"""

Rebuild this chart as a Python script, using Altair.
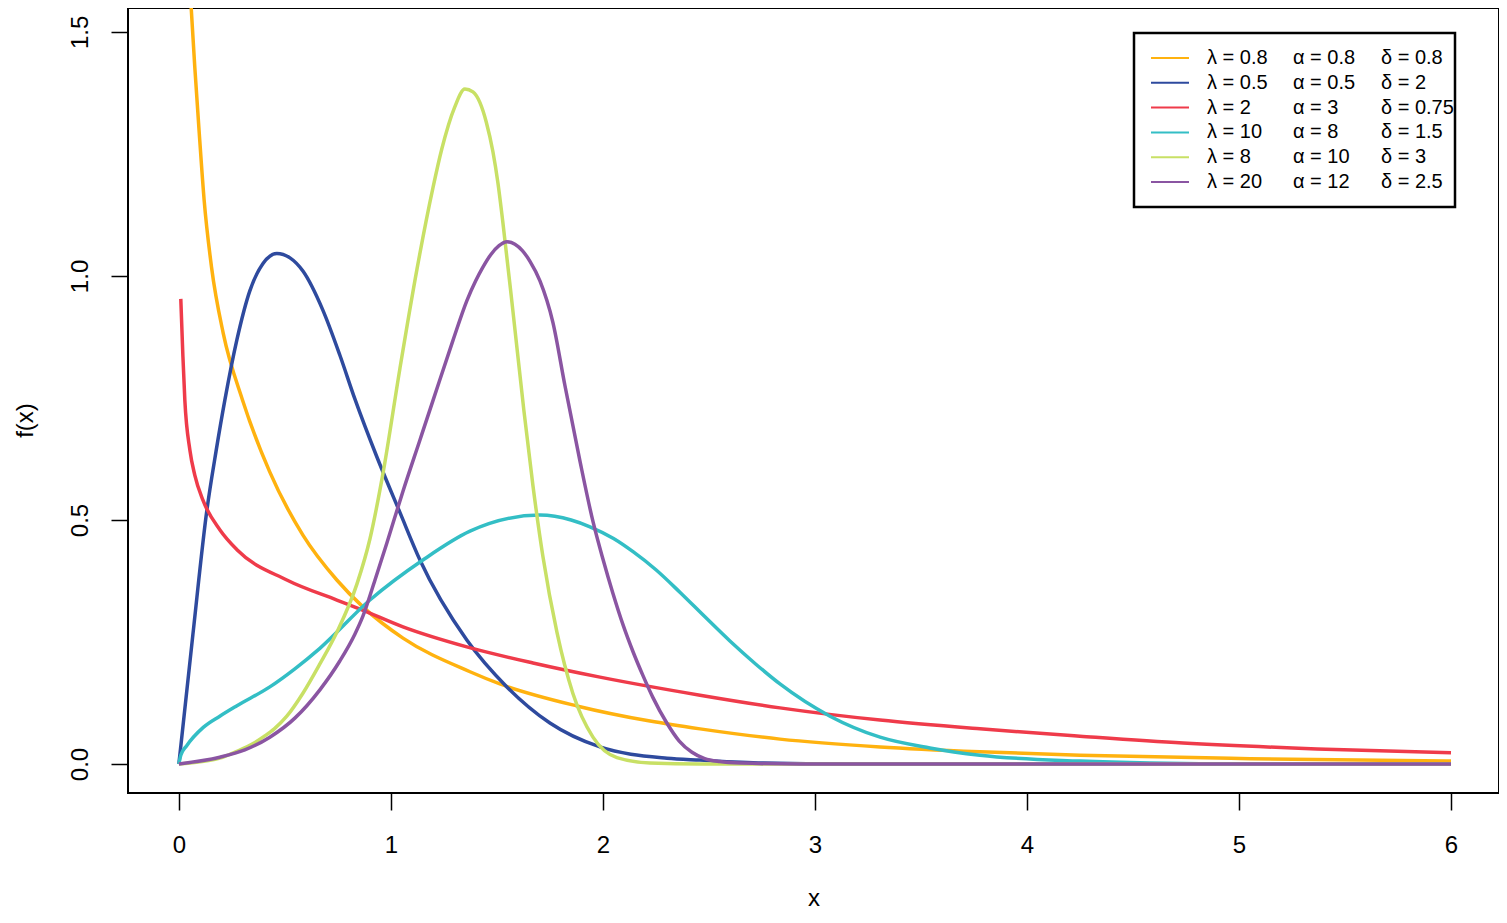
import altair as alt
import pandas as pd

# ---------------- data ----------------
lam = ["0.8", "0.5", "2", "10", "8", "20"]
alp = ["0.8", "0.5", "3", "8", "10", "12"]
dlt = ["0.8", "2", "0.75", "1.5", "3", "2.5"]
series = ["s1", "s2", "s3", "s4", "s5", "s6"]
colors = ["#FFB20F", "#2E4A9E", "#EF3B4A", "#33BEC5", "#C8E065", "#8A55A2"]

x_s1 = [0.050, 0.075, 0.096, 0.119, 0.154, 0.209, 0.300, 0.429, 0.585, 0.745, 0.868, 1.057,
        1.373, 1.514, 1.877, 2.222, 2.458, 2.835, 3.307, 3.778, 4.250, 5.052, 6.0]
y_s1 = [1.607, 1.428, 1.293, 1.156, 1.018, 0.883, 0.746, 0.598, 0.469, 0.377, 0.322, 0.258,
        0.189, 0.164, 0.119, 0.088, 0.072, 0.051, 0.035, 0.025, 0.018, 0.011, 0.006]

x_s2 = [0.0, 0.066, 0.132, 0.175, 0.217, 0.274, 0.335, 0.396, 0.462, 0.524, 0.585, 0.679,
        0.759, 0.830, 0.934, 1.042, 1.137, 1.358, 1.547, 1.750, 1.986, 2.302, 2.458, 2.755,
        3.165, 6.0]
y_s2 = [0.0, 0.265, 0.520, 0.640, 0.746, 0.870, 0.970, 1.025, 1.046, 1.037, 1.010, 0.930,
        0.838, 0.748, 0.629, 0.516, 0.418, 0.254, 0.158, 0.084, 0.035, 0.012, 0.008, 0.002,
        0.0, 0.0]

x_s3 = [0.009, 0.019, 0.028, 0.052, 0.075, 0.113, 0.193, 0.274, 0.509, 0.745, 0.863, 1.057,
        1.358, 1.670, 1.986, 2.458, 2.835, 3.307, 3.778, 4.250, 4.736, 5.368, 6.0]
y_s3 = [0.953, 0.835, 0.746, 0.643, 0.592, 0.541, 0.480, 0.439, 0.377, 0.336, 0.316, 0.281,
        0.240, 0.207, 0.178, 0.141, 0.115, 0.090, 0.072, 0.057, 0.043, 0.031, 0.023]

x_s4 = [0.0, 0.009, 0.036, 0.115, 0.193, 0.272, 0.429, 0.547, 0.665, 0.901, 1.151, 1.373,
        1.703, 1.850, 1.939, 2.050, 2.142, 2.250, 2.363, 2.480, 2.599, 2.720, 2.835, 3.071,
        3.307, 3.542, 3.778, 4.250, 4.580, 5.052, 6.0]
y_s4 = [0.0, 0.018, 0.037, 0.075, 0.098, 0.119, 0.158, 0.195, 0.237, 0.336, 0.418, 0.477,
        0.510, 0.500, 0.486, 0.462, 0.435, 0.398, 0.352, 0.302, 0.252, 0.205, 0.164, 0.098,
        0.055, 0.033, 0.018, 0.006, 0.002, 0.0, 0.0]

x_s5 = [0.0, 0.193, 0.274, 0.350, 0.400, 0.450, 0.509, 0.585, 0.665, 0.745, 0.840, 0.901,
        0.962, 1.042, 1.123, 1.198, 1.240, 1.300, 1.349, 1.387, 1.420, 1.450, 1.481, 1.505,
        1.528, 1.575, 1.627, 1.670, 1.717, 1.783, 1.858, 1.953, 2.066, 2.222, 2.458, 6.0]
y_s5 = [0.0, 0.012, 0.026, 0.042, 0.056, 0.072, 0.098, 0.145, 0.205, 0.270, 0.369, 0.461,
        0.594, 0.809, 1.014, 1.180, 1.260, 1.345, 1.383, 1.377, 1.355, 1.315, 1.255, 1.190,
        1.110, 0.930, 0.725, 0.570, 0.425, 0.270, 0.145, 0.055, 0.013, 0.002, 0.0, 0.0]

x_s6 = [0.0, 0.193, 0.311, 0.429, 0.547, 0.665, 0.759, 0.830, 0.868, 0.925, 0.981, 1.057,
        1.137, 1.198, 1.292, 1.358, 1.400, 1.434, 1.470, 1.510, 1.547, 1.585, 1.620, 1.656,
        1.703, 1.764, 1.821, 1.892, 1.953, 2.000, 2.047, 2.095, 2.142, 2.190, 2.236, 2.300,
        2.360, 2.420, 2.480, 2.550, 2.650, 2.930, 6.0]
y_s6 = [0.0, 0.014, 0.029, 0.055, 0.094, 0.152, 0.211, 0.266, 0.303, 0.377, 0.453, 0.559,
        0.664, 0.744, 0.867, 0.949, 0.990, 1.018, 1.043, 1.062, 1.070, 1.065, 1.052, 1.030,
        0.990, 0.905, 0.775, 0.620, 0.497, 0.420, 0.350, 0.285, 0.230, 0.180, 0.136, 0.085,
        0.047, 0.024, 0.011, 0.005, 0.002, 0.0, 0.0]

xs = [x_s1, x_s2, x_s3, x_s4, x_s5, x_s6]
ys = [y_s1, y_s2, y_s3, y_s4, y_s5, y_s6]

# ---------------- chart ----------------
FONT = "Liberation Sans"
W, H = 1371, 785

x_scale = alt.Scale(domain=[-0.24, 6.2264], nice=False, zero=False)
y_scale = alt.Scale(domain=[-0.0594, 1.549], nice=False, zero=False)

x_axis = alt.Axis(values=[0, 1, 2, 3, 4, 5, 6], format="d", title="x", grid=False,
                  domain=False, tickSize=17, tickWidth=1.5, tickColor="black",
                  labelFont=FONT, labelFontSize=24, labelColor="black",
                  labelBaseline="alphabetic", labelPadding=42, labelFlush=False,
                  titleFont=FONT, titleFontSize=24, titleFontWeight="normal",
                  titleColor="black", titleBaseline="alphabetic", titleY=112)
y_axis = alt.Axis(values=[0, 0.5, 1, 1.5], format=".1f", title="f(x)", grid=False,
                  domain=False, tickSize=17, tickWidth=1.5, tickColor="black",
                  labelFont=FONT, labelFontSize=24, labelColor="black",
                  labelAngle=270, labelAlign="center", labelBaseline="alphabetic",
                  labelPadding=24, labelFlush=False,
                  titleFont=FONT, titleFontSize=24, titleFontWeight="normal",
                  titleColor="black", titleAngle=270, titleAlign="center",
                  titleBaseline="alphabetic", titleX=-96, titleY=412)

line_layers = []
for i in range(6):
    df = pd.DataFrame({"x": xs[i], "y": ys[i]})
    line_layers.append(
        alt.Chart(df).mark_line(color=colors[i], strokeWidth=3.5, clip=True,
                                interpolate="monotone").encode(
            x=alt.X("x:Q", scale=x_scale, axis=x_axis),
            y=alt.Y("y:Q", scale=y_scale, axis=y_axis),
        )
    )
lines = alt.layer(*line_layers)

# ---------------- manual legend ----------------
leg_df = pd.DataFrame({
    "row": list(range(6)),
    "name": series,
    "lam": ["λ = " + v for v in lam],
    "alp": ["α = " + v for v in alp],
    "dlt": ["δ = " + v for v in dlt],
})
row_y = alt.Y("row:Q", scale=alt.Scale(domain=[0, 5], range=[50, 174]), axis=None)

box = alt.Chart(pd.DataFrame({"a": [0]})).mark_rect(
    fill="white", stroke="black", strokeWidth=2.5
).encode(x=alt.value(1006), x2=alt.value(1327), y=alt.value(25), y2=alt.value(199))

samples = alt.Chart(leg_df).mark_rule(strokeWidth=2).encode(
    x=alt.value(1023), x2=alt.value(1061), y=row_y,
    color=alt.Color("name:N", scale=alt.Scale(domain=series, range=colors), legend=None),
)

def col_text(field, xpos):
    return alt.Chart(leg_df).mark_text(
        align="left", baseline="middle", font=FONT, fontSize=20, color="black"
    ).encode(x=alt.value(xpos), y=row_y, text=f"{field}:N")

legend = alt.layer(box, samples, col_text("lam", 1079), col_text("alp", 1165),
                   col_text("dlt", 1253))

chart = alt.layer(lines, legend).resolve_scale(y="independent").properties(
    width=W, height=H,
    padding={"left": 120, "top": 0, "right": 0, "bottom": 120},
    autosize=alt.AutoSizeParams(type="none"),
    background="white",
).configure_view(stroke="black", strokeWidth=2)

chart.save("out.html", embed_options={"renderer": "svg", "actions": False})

"""

Skip the pictures, please, and transcribe only the lines from the beginning of the material through the one that contains "import pandas as pd".

Rebuild this chart as a Python script, using Altair.
import altair as alt
import pandas as pd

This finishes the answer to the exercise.